Directions
Reproduce, exactly and in full, the lines from the one with "Recreate this image as a LaTeX" through the one with "minimum width=94pt, minimum" in the data below; drop pictures.

Supplied information
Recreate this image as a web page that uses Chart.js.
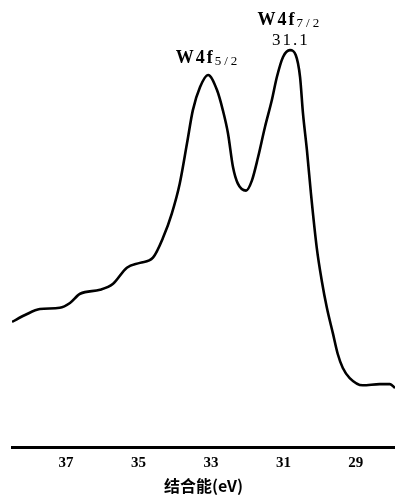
<!DOCTYPE html>
<html>
<head>
<meta charset="utf-8">
<script src="https://cdn.jsdelivr.net/npm/chart.js@4.4.0/dist/chart.umd.min.js"></script>
<style>
  html, body { margin: 0; padding: 0; background: #fff; }
  #wrap { width: 395px; height: 496px; position: relative; }
</style>
</head>
<body>
<div id="wrap"><canvas id="xps"></canvas></div>
<script>
// binding energy (eV) and relative intensity
const energy = [38.49, 38.13, 37.72, 37.17, 36.89, 36.61, 36.06, 35.70, 35.32, 34.96,
                34.60, 34.32, 34.08, 33.86, 33.66, 33.50, 33.30, 33.08, 32.83, 32.67,
                32.53, 32.39, 32.26, 32.03, 31.87, 31.70, 31.51, 31.32, 31.18, 31.01,
                30.82, 30.66, 30.54, 30.46, 30.35, 30.24, 30.08, 29.94, 29.80, 29.63,
                29.50, 29.36, 29.17, 28.81, 28.34, 28.06, 27.92];
const intensity = [31.3, 33.0, 34.5, 34.8, 36.0, 38.3, 39.3, 40.8, 44.8, 46.0,
                   47.3, 52.3, 58.3, 65.8, 75.8, 84.0, 89.8, 92.8, 89.0, 84.0,
                   78.3, 69.8, 65.8, 64.0, 66.5, 72.3, 79.8, 86.5, 92.3, 97.3,
                   99.0, 97.8, 92.3, 83.3, 74.0, 63.3, 49.8, 41.5, 34.8, 28.3,
                   23.3, 19.8, 17.3, 15.5, 15.8, 15.8, 14.8];
const tickValues = [37, 35, 33, 31, 29];
const peakLabels = [
    { main: 'W4f', sub: '5/2', value: null, at: [33.08, 92.8] },
    { main: 'W4f', sub: '7/2', value: '31.1', at: [30.82, 99.0] }
];

const points = energy.map((e, i) => ({ x: e, y: intensity[i] }));

const peakText = {
    id: 'peakText',
    afterDraw(chart) {
        const ctx = chart.ctx;
        const xs = chart.scales.x, ys = chart.scales.y;
        ctx.save();
        ctx.fillStyle = '#000';
        ctx.textBaseline = 'alphabetic';
        peakLabels.forEach(p => {
            const px = xs.getPixelForValue(p.at[0]);
            const py = ys.getPixelForValue(p.at[1]);
            ctx.letterSpacing = '2px';
            ctx.font = 'bold 18px "Liberation Serif"';
            const wMain = ctx.measureText(p.main).width;
            ctx.letterSpacing = '3px';
            ctx.font = '13px "Liberation Serif"';
            const wSub = ctx.measureText(p.sub).width;
            const total = wMain + wSub;
            let base = py - 12;
            if (p.value) {
                ctx.letterSpacing = '2px';
                ctx.font = '17px "Liberation Serif"';
                ctx.textAlign = 'center';
                ctx.fillText(p.value, px + 1, py - 5);
                base = py - 25;
            }
            const left = px - total / 2;
            ctx.textAlign = 'left';
            ctx.letterSpacing = '2px';
            ctx.font = 'bold 18px "Liberation Serif"';
            ctx.fillText(p.main, left, base);
            ctx.letterSpacing = '3px';
            ctx.font = '13px "Liberation Serif"';
            ctx.fillText(p.sub, left + wMain, base + 2);
        });
        ctx.restore();
    }
};

new Chart(document.getElementById('xps'), {
    type: 'line',
    data: {
        datasets: [{
            data: points,
            borderColor: '#000',
            borderWidth: 2.6,
            pointRadius: 0,
            cubicInterpolationMode: 'monotone',
            fill: false
        }]
    },
    options: {
        responsive: true,
        maintainAspectRatio: false,
        animation: false,
        layout: { padding: { left: 12, right: 0, top: 6, bottom: 2 } },
        plugins: {
            legend: { display: false },
            tooltip: { enabled: false }
        },
        scales: {
            x: {
                type: 'linear',
                reverse: true,
                min: 27.92,
                max: 38.49,
                afterBuildTicks: axis => { axis.ticks = tickValues.map(v => ({ value: v })); },
                grid: { display: false, drawTicks: false },
                border: { display: true, color: '#000', width: 3 },
                ticks: {
                    color: '#000',
                    padding: 7,
                    font: { family: 'Liberation Serif', size: 15, weight: 'bold', lineHeight: 1.1 }
                },
                title: {
                    display: true,
                    text: '结合能(eV)',
                    color: '#000',
                    padding: { top: 0, bottom: 0 },
                    font: { family: 'Noto Sans CJK SC', size: 16, weight: 'bold', lineHeight: 1.0 }
                }
            },
            y: {
                display: false,
                min: 0,
                max: 110
            }
        }
    },
    plugins: [peakText]
});
</script>
</body>
</html>
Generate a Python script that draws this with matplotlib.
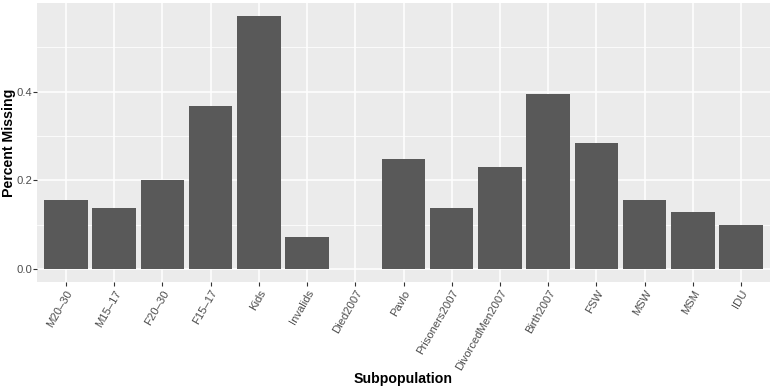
import matplotlib
matplotlib.use("Agg")
import matplotlib.pyplot as plt
import numpy as np

categories = ["M20\u201330", "M15\u201317", "F20\u201330", "F15\u201317", "Kids", "Invalids", "Died2007",
              "Pavlo", "Prisoners2007", "DivorcedMen2007", "Birth2007", "FSW", "MSW", "MSM", "IDU"]
values = [0.157, 0.139, 0.202, 0.368, 0.571, 0.073, 0.0,
          0.249, 0.139, 0.231, 0.395, 0.285, 0.157, 0.130, 0.100]
yticks = [0.0, 0.2, 0.4]
ytick_labels = ["0.0", "0.2", "0.4"]

plt.rcParams['font.family'] = ['Liberation Sans', 'DejaVu Sans']

fig = plt.figure(figsize=(7.75, 3.88), dpi=100)
L, R, T, B = 37, 770, 3, 282
ax = fig.add_axes([L/775, 1-B/388, (R-L)/775, (B-T)/388])
ax.set_facecolor('#EBEBEB')

x = np.arange(1, len(categories)+1)
ax.bar(x, values, width=0.9, color='#595959', zorder=3)

ymax = max(values)
ax.set_ylim(-0.05*ymax, 1.05*ymax)
ax.set_xlim(0.4, len(categories)+0.6)

ax.set_yticks(yticks)
ax.set_yticklabels(ytick_labels)
ax.set_yticks([0.1, 0.3, 0.5], minor=True)
ax.set_xticks(x)
ax.set_xticklabels(categories, rotation=60, ha='right', va='top', rotation_mode='anchor')

ax.grid(which='major', color='white', linewidth=1.1, zorder=0)
ax.grid(which='minor', axis='y', color='white', linewidth=0.55, zorder=0)
ax.set_axisbelow(True)
for s in ax.spines.values():
    s.set_visible(False)
ax.tick_params(axis='both', which='major', length=3, width=0.8, color='#333333',
               labelcolor='#4D4D4D', labelsize=8.1, pad=1.5)
ax.tick_params(axis='y', which='major', pad=0.5)
ax.tick_params(axis='y', which='minor', length=0)

ax.set_xlabel("Subpopulation", fontsize=10.2, fontweight='bold', va='center')
ax.set_ylabel("Percent Missing", fontsize=10.2, fontweight='bold', va='center')
ax.xaxis.set_label_coords(0.5, -(379-B)/(B-T))
ax.yaxis.set_label_coords(-(L-8.5)/(R-L), 0.5)

fig.savefig("out.png", dpi=100)
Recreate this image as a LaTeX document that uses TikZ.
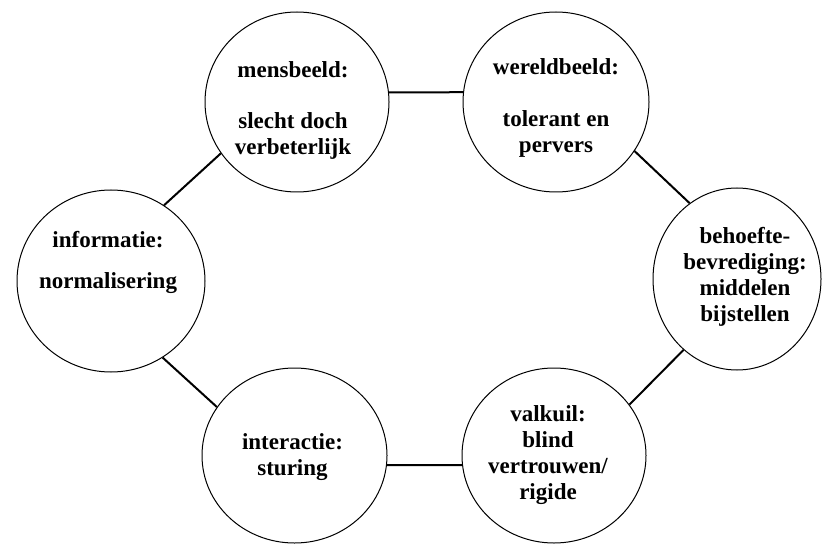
\documentclass[tikz,border=0pt]{standalone}
\usepackage{fontspec}
\setmainfont{Liberation Serif}
\usetikzlibrary{shapes.geometric}

\tikzset{
  bol/.style={ellipse, draw, line width=0.5pt, inner sep=0pt},
  tekst/.style={align=center, inner sep=0pt, font=\fontsize{11.5}{13}\selectfont\bfseries},
  lijn/.style={line width=1pt}
}

\begin{document}
\begin{tikzpicture}[x=0.5pt, y=-0.5pt]
    \useasboundingbox (0,0) rectangle (823,545);

    % Circles
    \node[bol, minimum width=92pt, minimum height=90pt] (mens) at (297,102) {};
    \node[bol, minimum width=93pt, minimum height=90pt] (wereld) at (556,102) {};
    \node[bol, minimum width=84pt, minimum height=91pt] (behoefte) at (737,279) {};
    \node[bol, minimum width=92pt, minimum height=87.5pt] (valkuil) at (554,455.5) {};
    \node[bol, minimum width=92.5pt, minimum height=87.5pt] (interactie) at (294.5,455.5) {};
    \node[bol, minimum width=94pt, minimum height=91pt] (info) at (111,281) {};

    % Texts
    \node[tekst] (menstxt) at ([shift={(-4,8.5)}]mens.center)
        {mensbeeld:\\[12.5pt]slecht doch\\verbeterlijk};
    \node[tekst] (wereldtxt) at ([shift={(0,6)}]wereld.center)
        {wereldbeeld:\\[13pt]tolerant en\\pervers};
    \node[tekst] (behoeftetxt) at ([shift={(8,-2)}]behoefte.center)
        {behoefte-\\bevrediging:\\middelen\\bijstellen};
    \node[tekst] (valkuiltxt) at ([shift={(-6,0)}]valkuil.center)
        {valkuil:\\blind\\vertrouwen/\\rigide};
    \node[tekst] (interactietxt) at ([shift={(-2,1.5)}]interactie.center)
        {interactie:\\sturing};
    \node[tekst] (infotxt) at ([shift={(-3,-19)}]info.center)
        {informatie:\\[7.5pt]normalisering};

    % Connectors
    \draw[lijn] (mens.6) -- (wereld.174);
    \draw[lijn] (wereld.-32) -- (behoefte.122);
    \draw[lijn] (behoefte.233) -- (valkuil.34);
    \draw[lijn] (valkuil.186) -- (interactie.-6);
    \draw[lijn] (interactie.148) -- (info.-56);
    \draw[lijn] (info.55) -- (mens.214);
\end{tikzpicture}
\end{document}
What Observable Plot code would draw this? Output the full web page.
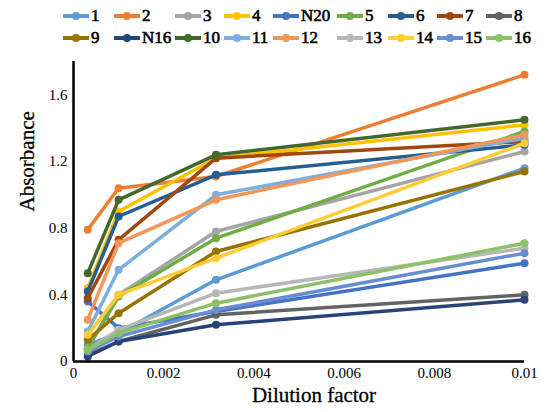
<!DOCTYPE html>
<html><head><meta charset="utf-8">
<script src="https://cdn.jsdelivr.net/npm/d3@7"></script>
<script src="https://cdn.jsdelivr.net/npm/@observablehq/plot@0.6"></script>
<style>
body{margin:0;background:#fff;font-family:"Liberation Serif","Times New Roman",serif;}
#legend{position:relative;width:545px;height:48px;}
.item{position:absolute;display:flex;align-items:center;font-weight:normal;font-size:17px;color:#000;line-height:1;font-family:"Liberation Serif",serif;-webkit-text-stroke:0.6px #000;}
.item svg{margin-right:2px;}
</style></head><body>
<div id="legend"></div>
<div id="chart"></div>
<script>
// Data
const dilution = [0.000316, 0.001, 0.00316, 0.01];
const s1   = [0.10, 0.17, 0.49, 1.16];
const s2   = [0.79, 1.04, 1.11, 1.72];
const s3   = [0.08, 0.40, 0.78, 1.26];
const s4   = [0.44, 0.90, 1.22, 1.42];
const sN20 = [0.36, 0.20, 0.30, 0.59];
const s5   = [0.08, 0.39, 0.74, 1.38];
const s6   = [0.42, 0.87, 1.12, 1.30];
const s7   = [0.38, 0.73, 1.22, 1.32];
const s8   = [0.04, 0.12, 0.28, 0.40];
const s9   = [0.13, 0.29, 0.66, 1.14];
const sN16 = [0.03, 0.12, 0.22, 0.37];
const s10  = [0.53, 0.97, 1.24, 1.45];
const s11  = [0.18, 0.55, 1.00, 1.34];
const s12  = [0.25, 0.71, 0.97, 1.36];
const s13  = [0.07, 0.19, 0.41, 0.68];
const s14  = [0.16, 0.40, 0.62, 1.31];
const s15  = [0.06, 0.15, 0.31, 0.65];
const s16  = [0.07, 0.17, 0.35, 0.71];
const seriesNames  = ["1","2","3","4","N20","5","6","7","8","9","N16","10","11","12","13","14","15","16"];
const seriesValues = [s1,s2,s3,s4,sN20,s5,s6,s7,s8,s9,sN16,s10,s11,s12,s13,s14,s15,s16];
const seriesColors = ["#5B9BD5","#ED7D31","#A5A5A5","#FFC000","#4472C4","#70AD47","#255E91","#9E480E","#636363",
                      "#997300","#264478","#43682B","#7CAFDD","#F1975A","#B7B7B7","#FFCD33","#698ED0","#8CC168"];
const xTicks = [0, 0.002, 0.004, 0.006, 0.008, 0.01];
const yTicks = [0, 0.4, 0.8, 1.2, 1.6];

// Legend (HTML)
const colX = [63,114,175,224,273,337,388,437,486];
const legend = document.getElementById("legend");
seriesNames.forEach((n,i)=>{
  const row = Math.floor(i/9), col = i%9;
  const d = document.createElement("div");
  d.className = "item";
  d.style.left = colX[col]+"px";
  d.style.top = (row===0?7:29)+"px";
  d.innerHTML = `<svg width="26" height="16"><line x1="0" y1="8" x2="26" y2="8" stroke="${seriesColors[i]}" stroke-width="4"/><circle cx="13" cy="8" r="4" fill="${seriesColors[i]}"/></svg><span>${n}</span>`;
  legend.appendChild(d);
});

const rows = seriesNames.flatMap((n,i)=>dilution.map((x,j)=>({name:n, x, y:seriesValues[i][j]})));

const marks = [];
seriesNames.forEach((n,i)=>{
  const data = rows.filter(r=>r.name===n);
  marks.push(Plot.line(data,{x:"x",y:"y",stroke:seriesColors[i],strokeWidth:3.5}));
  marks.push(Plot.dot(data,{x:"x",y:"y",fill:seriesColors[i],r:4}));
});

const chart = Plot.plot({
  width:545, height:364,
  marginLeft:73, marginRight:21, marginTop:13, marginBottom:51,
  style:{fontFamily:"Liberation Serif, serif",background:"#fff"},
  x:{domain:[0,0.01], axis:null},
  y:{domain:[0,1.8], axis:null},
  marks:[
    Plot.axisX(xTicks,{tickSize:0,tickPadding:6,fontSize:15,stroke:"#000",strokeWidth:0.6,fill:"#000",tickFormat:d=>String(d),label:null}),
    Plot.axisY(yTicks,{tickSize:0,tickPadding:6,fontSize:15,stroke:"#000",strokeWidth:0.6,fill:"#000",tickFormat:d=>String(d),label:null}),
    ...marks,
    Plot.ruleY([0],{stroke:"#000",strokeWidth:2.5}),
    Plot.ruleX([0],{stroke:"#000",strokeWidth:2.5}),
    Plot.text(["Dilution factor"],{frameAnchor:"bottom",dy:40,dx:15,fontSize:21,fill:"#000",stroke:"#000",strokeWidth:0.3}),
    Plot.text(["Absorbance"],{frameAnchor:"left",dx:-46,rotate:-90,fontSize:21,fill:"#000",stroke:"#000",strokeWidth:0.3})
  ]
});
document.getElementById("chart").appendChild(chart);
</script>
</body></html>
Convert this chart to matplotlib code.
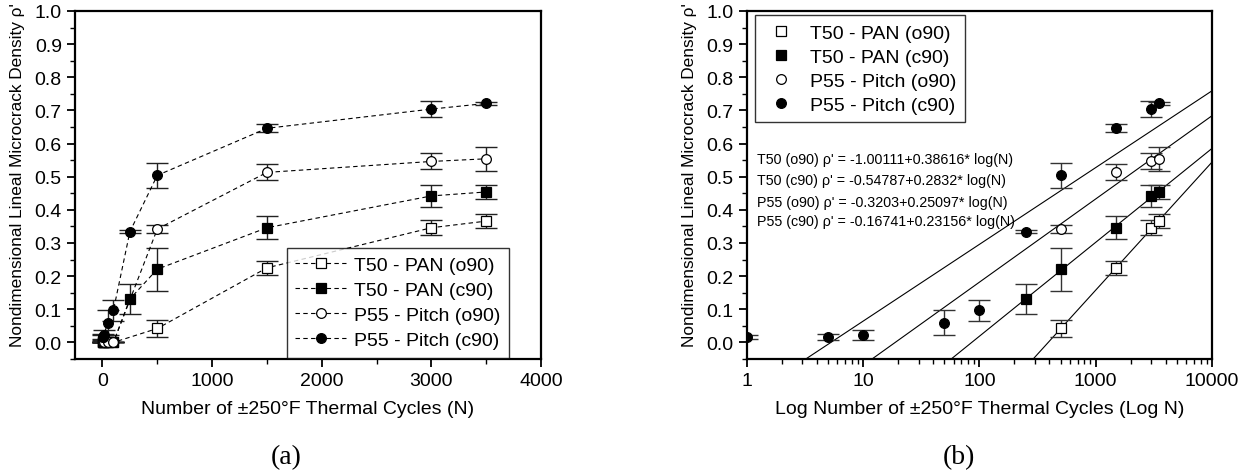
import numpy as np
import matplotlib
matplotlib.use("Agg")
from matplotlib import pyplot as plt
from matplotlib.ticker import MultipleLocator, LogLocator, NullFormatter, FixedLocator

plt.rcParams['font.family'] = ['Liberation Sans', 'DejaVu Sans']

# Data (N = thermal cycles, rho' = crack density)
t50_o90_n = [1, 5, 10, 50, 100, 500, 1500, 3000, 3500]
t50_o90 = [0, 0, 0, 0, 0, 0.042, 0.225, 0.346, 0.366]
t50_o90_err = [0, 0, 0, 0, 0, 0.027, 0.022, 0.023, 0.022]

t50_c90_n = [1, 5, 10, 50, 100, 250, 500, 1500, 3000, 3500]
t50_c90 = [0, 0, 0, 0, 0, 0.131, 0.221, 0.346, 0.442, 0.454]
t50_c90_err = [0, 0, 0, 0, 0, 0.045, 0.065, 0.034, 0.033, 0.02]

p55_o90_n = [1, 5, 10, 50, 100, 500, 1500, 3000, 3500]
p55_o90 = [0, 0, 0, 0, 0, 0.342, 0.513, 0.546, 0.554]
p55_o90_err = [0, 0, 0, 0, 0, 0.012, 0.024, 0.024, 0.036]

p55_c90_n = [1, 5, 10, 50, 100, 250, 500, 1500, 3000, 3500]
p55_c90 = [0.016, 0.016, 0.022, 0.059, 0.097, 0.334, 0.504, 0.646, 0.704, 0.721]
p55_c90_err = [0.005, 0.008, 0.015, 0.038, 0.031, 0.005, 0.037, 0.012, 0.025, 0.005]

labels = ['T50 - PAN (o90)', 'T50 - PAN (c90)', 'P55 - Pitch (o90)', 'P55 - Pitch (c90)']
markers = ['s', 's', 'o', 'o']
faces = ['white', 'black', 'white', 'black']

# linear fits rho' = a + b*log10(N)
fit_names = ['T50 (o90)', 'T50 (c90)', 'P55 (o90)', 'P55 (c90)']
fit_a = [-1.00111, -0.54787, -0.3203, -0.16741]
fit_b = [0.38616, 0.2832, 0.25097, 0.23156]
fit_b_text = ['0.38616', '0.2832', '0.25097', '0.23156']

series = [
    (t50_o90_n, t50_o90, t50_o90_err),
    (t50_c90_n, t50_c90, t50_c90_err),
    (p55_o90_n, p55_o90, p55_o90_err),
    (p55_c90_n, p55_c90, p55_c90_err),
]

fig = plt.figure(figsize=(12.51, 4.77), dpi=100)
ax1 = fig.add_axes([0.060, 0.2453, 0.3725, 0.7296])
ax2 = fig.add_axes([0.597, 0.2453, 0.3717, 0.7296])

ylabel = "Nondimensional Lineal Microcrack Density \u03c1'"

# ---- (a) linear axis ----
for (n, v, e), lab, m, fc in zip(series, labels, markers, faces):
    ax1.errorbar(n, v, yerr=e, fmt='none', ecolor='#222222', elinewidth=1.0,
                 capsize=8, capthick=1.0, zorder=2)
    ax1.plot(n, v, linestyle=(0, (4, 3)), color='black', linewidth=0.8,
             marker=m, markersize=7, markerfacecolor=fc,
             markeredgecolor='black', markeredgewidth=0.9, label=lab, zorder=3)

ax1.set_xlim(-250, 4000)
ax1.set_ylim(-0.05, 1.0)
ax1.xaxis.set_major_locator(MultipleLocator(1000))
ax1.xaxis.set_minor_locator(MultipleLocator(500))
ax1.set_xlabel('Number of \u00b1250\u00b0F Thermal Cycles (N)', fontsize=14, labelpad=8)
leg1 = ax1.legend(loc='lower right', bbox_to_anchor=(0.931, 0.003), fontsize=14,
                  frameon=True, fancybox=False, edgecolor='black',
                  handlelength=2.6, handletextpad=0.4, borderpad=0.45,
                  labelspacing=0.38, borderaxespad=0.0)
leg1.get_frame().set_linewidth(1.0)

# ---- (b) log axis ----
for (n, v, e), lab, m, fc in zip(series, labels, markers, faces):
    n = np.array(n, dtype=float)
    v = np.array(v)
    e = np.array(e)
    keep = v > 0
    ax2.errorbar(n[keep], v[keep], yerr=e[keep], fmt='none', ecolor='#333333',
                 elinewidth=1.0, capsize=8, capthick=1.0, zorder=2)
    ax2.plot(n[keep], v[keep], linestyle='none', marker=m, markersize=7,
             markerfacecolor=fc, markeredgecolor='black', markeredgewidth=0.9,
             label=lab, zorder=3)

nn = np.logspace(0, 4, 200)
for a, b in zip(fit_a, fit_b):
    ax2.plot(nn, a + b * np.log10(nn), color='black', linewidth=0.8, zorder=1)

ax2.set_xscale('log')
ax2.set_xlim(1, 10000)
ax2.set_ylim(-0.05, 1.0)
ax2.xaxis.set_major_locator(FixedLocator([1, 10, 100, 1000, 10000]))
ax2.set_xticklabels(['1', '10', '100', '1000', '10000'])
ax2.xaxis.set_minor_locator(LogLocator(base=10, subs=np.arange(2, 10), numticks=20))
ax2.xaxis.set_minor_formatter(NullFormatter())
ax2.set_xlabel('Log Number of \u00b1250\u00b0F Thermal Cycles (Log N)', fontsize=14, labelpad=8)
leg2 = ax2.legend(loc='upper left', bbox_to_anchor=(0.017, 0.988), fontsize=14,
                  frameon=True, fancybox=False, edgecolor='black',
                  handlelength=1.8, handletextpad=0.6, borderpad=0.45,
                  labelspacing=0.33, borderaxespad=0.0)
leg2.get_frame().set_linewidth(1.0)

eq_y = [0.554, 0.491, 0.425, 0.365]
for name, a, bt, yy in zip(fit_names, fit_a, fit_b_text, eq_y):
    txt = "%s \u03c1' = %s+%s* log(N)" % (name, ('%g' % a), bt)
    ax2.text(1.22, yy, txt, fontsize=10.3, va='center', ha='left')

for ax in (ax1, ax2):
    ax.set_ylabel(ylabel, fontsize=12.4)
    ax.yaxis.set_label_coords(-0.108, 0.532)
    ax.yaxis.set_major_locator(MultipleLocator(0.1))
    ax.yaxis.set_minor_locator(MultipleLocator(0.05))
    ax.yaxis.set_major_formatter(matplotlib.ticker.FormatStrFormatter('%.1f'))
    ax.tick_params(which='major', direction='out', length=6, width=1.3,
                   labelsize=14, top=False, right=False)
    ax.tick_params(which='minor', direction='out', length=3.5, width=1.0,
                   top=False, right=False)
    for sp in ax.spines.values():
        sp.set_linewidth(1.6)

fig.text(0.229, 0.040, '(a)', fontsize=20, family='Liberation Serif', ha='center', va='center')
fig.text(0.7666, 0.040, '(b)', fontsize=20, family='Liberation Serif', ha='center', va='center')

fig.savefig('out.png', dpi=100)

Problem solution
Recreate this image as a LaTeX document that uses TikZ.
\documentclass[tikz,border=0pt]{standalone}
\usepackage{fontspec}
\setmainfont{Liberation Serif}
\usetikzlibrary{shapes.geometric}

\tikzset{
  bol/.style={ellipse, draw, line width=0.5pt, inner sep=0pt},
  tekst/.style={align=center, inner sep=0pt, font=\fontsize{11.5}{13}\selectfont\bfseries},
  lijn/.style={line width=1pt}
}

\begin{document}
\begin{tikzpicture}[x=0.5pt, y=-0.5pt]
    \useasboundingbox (0,0) rectangle (823,545);

    % Circles
    \node[bol, minimum width=92pt, minimum height=90pt] (mens) at (297,102) {};
    \node[bol, minimum width=93pt, minimum height=90pt] (wereld) at (556,102) {};
    \node[bol, minimum width=84pt, minimum height=91pt] (behoefte) at (737,279) {};
    \node[bol, minimum width=92pt, minimum height=87.5pt] (valkuil) at (554,455.5) {};
    \node[bol, minimum width=92.5pt, minimum height=87.5pt] (interactie) at (294.5,455.5) {};
    \node[bol, minimum width=94pt, minimum height=91pt] (info) at (111,281) {};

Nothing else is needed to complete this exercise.